You may hear it in the news from time-to-time that falls in the wholesale prices (ie the Platts prices) are not being passed on to customers at the pump.

This also happens across the oil market – from heating oil to marine fuel oils. Sellers keep their prices relatively high as their costs drop with the wholesale prices – pocketing the cash themselves!

Ask yourself; did your supplier pass on the massive crash in the wholesale prices in April 2020…?

By asking your supplier to reference the relevant pricing index, buying basis floating prices or buying at a fixed rate; you will prevent this.


6# Consider fixed rate pricing

Consider buying fuel oil at a fixed rate price (ie a fixed pence per litre price).

This is a good option for some organisations but not others.

This depends on the following:

(i) Can your organisation absolutely commit to using a specific amount over a specific period of time?

(ii) Would your organisation like a clear fixed rate price for controlled costs and budgeting? Or would you prefer to ride the ups and downs of the oil price…?

Beware – if you cannot commit to using a specific amount over a specific period of time then fixed-rate pricing is not for you. If you commit to buying volumes of oil that you cannot take then you will have to pay penalties; the devil may be in the detail in the fixed-rate offers you receive and not made apparent by the sales representative. Many salespeople will push you to fix as much volume as possible to increase their sales commission.

Beware – a fixed rate price is not a way to buy oil cheap! The price of oil may go up or down after you agree to buy at a fixed rate. Despite what any salesperson may tell you – no one knows if the oil price will go up or down.

Fixed rate pricing is to be used as an effective method to control costs and budgets – providing a controlled cost to an organisation.

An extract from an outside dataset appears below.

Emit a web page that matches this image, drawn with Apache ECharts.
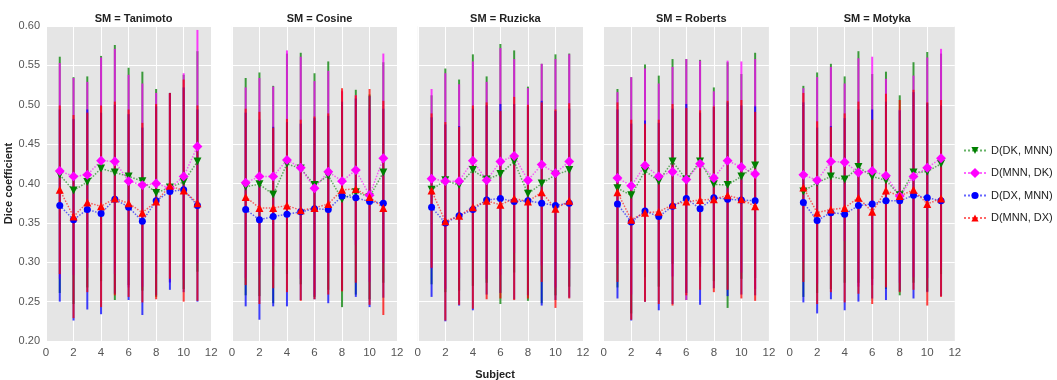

7# Benchmark prices effectively

Oil wholesale prices continuously change from Monday to Friday.

We understand some buyers will compare a price received from a supplier on a Monday to a price received from another supplier on a Wednesday.

In turn, your supplier’s costs and prices are continuously changing day-to-day.

When benchmarking prices, it is important to ask to receive a weekly or daily price over a sufficient period of time (approximately 3 months) to enable you to understand which supplier will provide the lowest cost to your organisation in real terms.